Saint-Barthélemy
« Une Saint-Barthélemy pour les pédagogues », le titre de la tribune cosignée dans Le Monde (03/07/2008) par Jean-Louis Auduc, Rémi Brissiaud, Sylvain Grandserre, Philippe Meirieu et André Ouzoulias, ne manque pas de pertinence, quoique personnellement, j’aurais sans doute parlé d’une « Saint-Barthélemy pour l’école ». Les analogies avec l’épisode historique du massacre des protestants sont frappantes : désir d’en découdre, soif de revanche, ambiance de règlement de compte, brutalité de la politique mise en œuvre, tout cela n’est pas sans évoquer, effectivement, cette sinistre nuit d’août 1572. Le plus remarquable reste encore la manière avec laquelle, en quelques mois, voire en quelques semaines, un ministre a pu imposer – au moins sur le papier – des décisions tellement contraires aux problèmes qu’il prétend solutionner : qui peut vraiment croire que les mesures simplistes et caricaturales décidées pour le primaire mais aussi la quasi disparition de la formation professionnelle des maîtres, aideront les élèves les plus en difficulté, alors qu’il y a tout lieu de penser qu’elles les enfonceront encore davantage ? Darcos lui-même y croit-il vraiment ? Que s’est-il passé de nouveau, au cours de cette année, pour que ce qui n’était jusque-là que des ratiocinations passéistes sur l’école d’autrefois se voient légitimées comme réflexion sur l’éducation jusqu’à subvertir tout le reste ? Bien sûr, depuis que l’école existe, il n’a jamais manqué de nostalgiques pleurant sur un ordre éducatif fantasmé et disparu ; régulièrement, à chaque rentrée scolaire, on voit fleurir quantité de pamphlets, se recopiant les uns et les autres, en appelant au retour des « bonnes vieilles méthodes ». Il aurait fallu s’inquiéter, sans doute davantage qu’on l’a fait, de voir, ces récentes années, comment les grands médias, télés, journaux, radios, reprenaient à leur compte les contrevérités, les gros mensonges avancés par la mouvance réactionnaire et contribuer ainsi à la désinformation d’une large partie de l’opinion publique en matière éducative. Copinage entre les auteurs, leurs maisons d’édition et les médias, paresse et ignorance crasse des journalistes ont abouti à un décervelage sidérant qui a autorisé la suite.

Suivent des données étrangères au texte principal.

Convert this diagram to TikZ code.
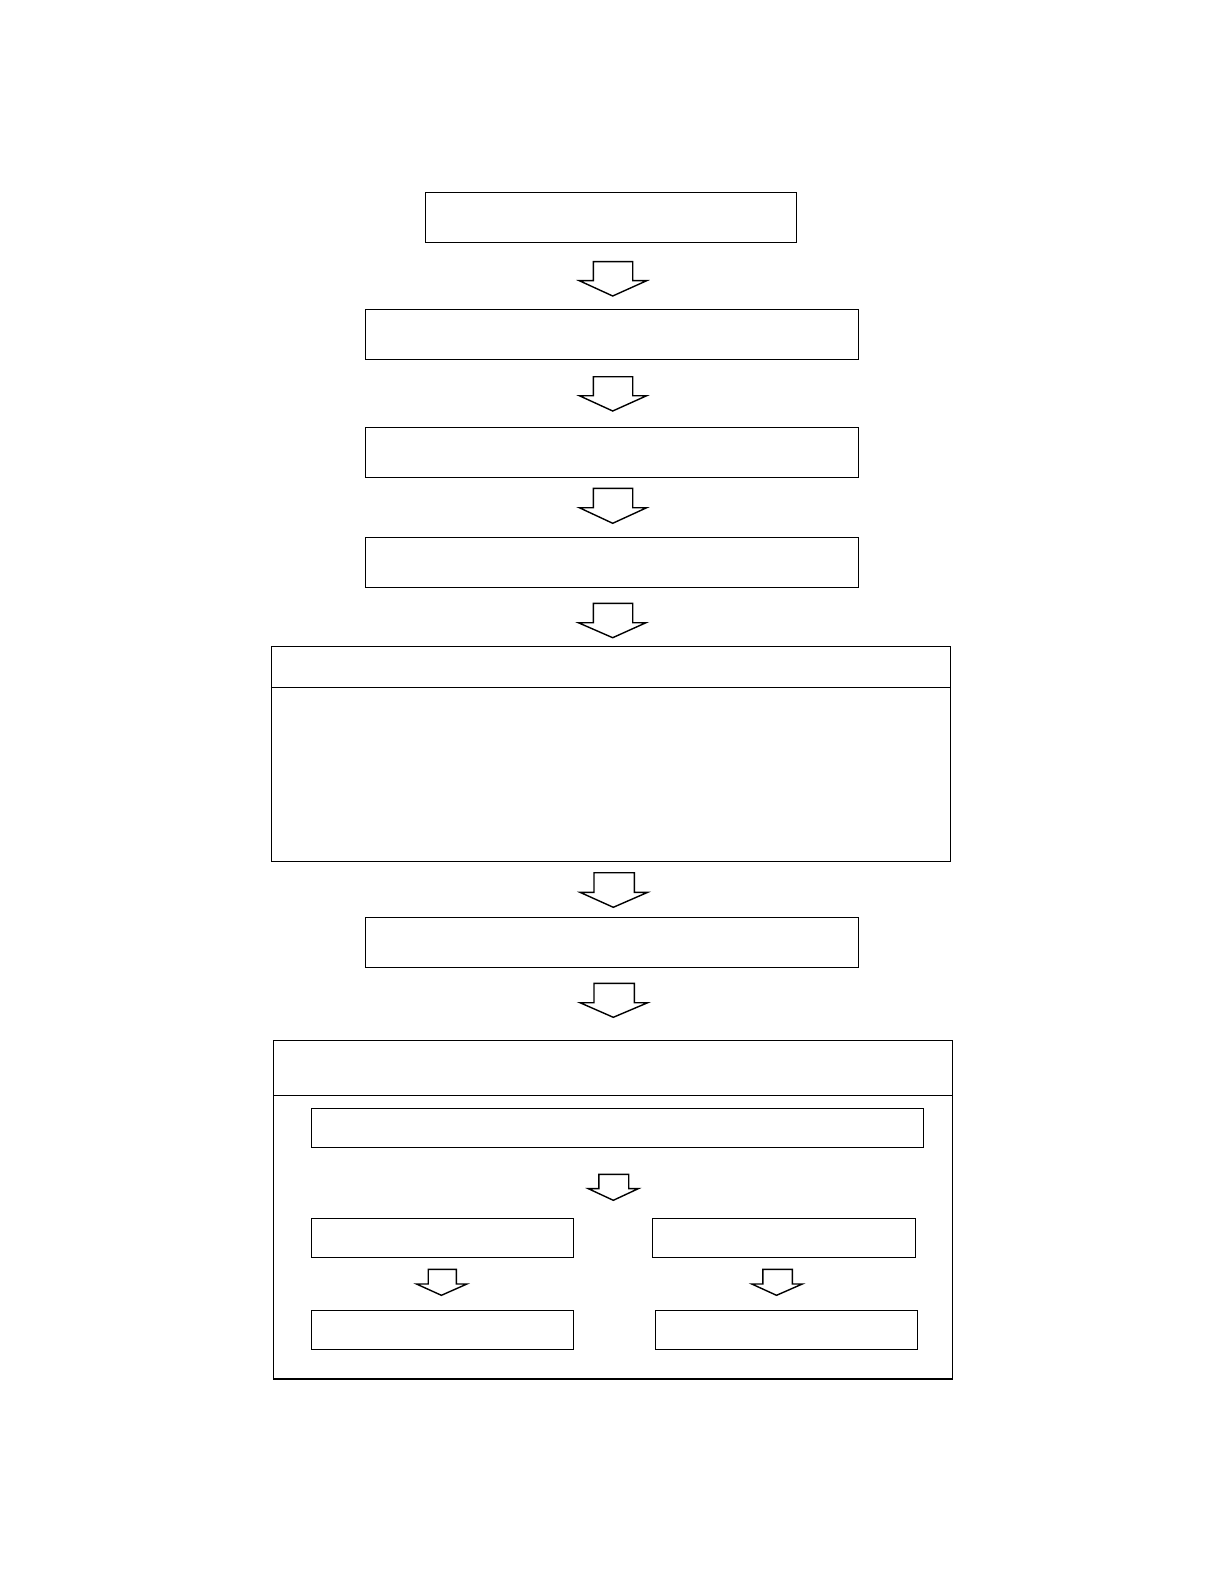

La suite s’appelle Sarkozy et le programme éducatif de l’UMP. Car finalement, les mesures imposées par Darcos ces derniers mois ne sont rien d’autre que la transcription du projet électoral du candidat Sarkozy et de son parti : une école qui privilégie la compétition entre les élèves, entre les établissements mais aussi entre les profs d’un même établissement, une école qui fait le choix sans état d’âme de la relégation des plus faibles, une école d’apartheid en quelque sorte. Avec, également, des relents d’ordre moral et une contention renforcée pour les élèves – mais aussi, on commence à s’en rendre compte avec le service minimum, pour les profs. Il est vrai que Darcos peut se réjouir de l’inexistence (ou de l’incohérence) d’une opposition politique sur les questions d’éducation – comme sur beucoup d’autres, d’ailleurs – ce qui ne laisse pas d’inquiéter sur le piteux état de la démocratie en France. Et puisque Darcos a maintes fois réaffirmé qu’il appartenait aux politiques de déterminer la politique éducative, il faut bien comprendre que c’est une école UMP qui rouvrira ses portes à la rentrée. On se permettra quand même de faire observer qu’avec cette prétention hasardeuse du ministre, le système éducatif français s’expose au risque de se voir bouleversé à chaque changement de majorité. Et les élèves, dans tout cela ?
Les lendemains, dans deux mois donc, ne sont pas écrits. Et même si le ministre n’a de cesse de dresser les enseignants les uns contre les autres – par exemple, ceux qui acceptent les heures sup contre ceux qui les refusent – les parents contre les profs, il n’a peut-être pas pris l’exacte mesure des sentiments des uns et des autres. L’instrumentalisation des profs au service d’un homme politique, le sentiment fort chez nombre d’enseignants d’être considérés comme les larbins du pouvoir, la récupération de l’école au service d’une idéologie partisane, tout cela commence à apparaître au grand jour. Même la presse commence peut-être, timidement, certes, à bouger sur l’école. La contestation des dernières semaines a été plutôt bien suivie, en particulier par les journaux qui ne se contentent plus de leurs éternels commentaires sur « les syndicats qui réclament davantage de moyens... », ce qui n’empêchait pas Ouest France, il y a quelques jours de disserter sur les écoliers français « cancres de l’Europe comme le montrent les enquêtes internationales » ( !). Des enquêtes que ce cancre n’avait sans doute jamais lues. On le voit, avec l’école, rien n’est jamais sûr.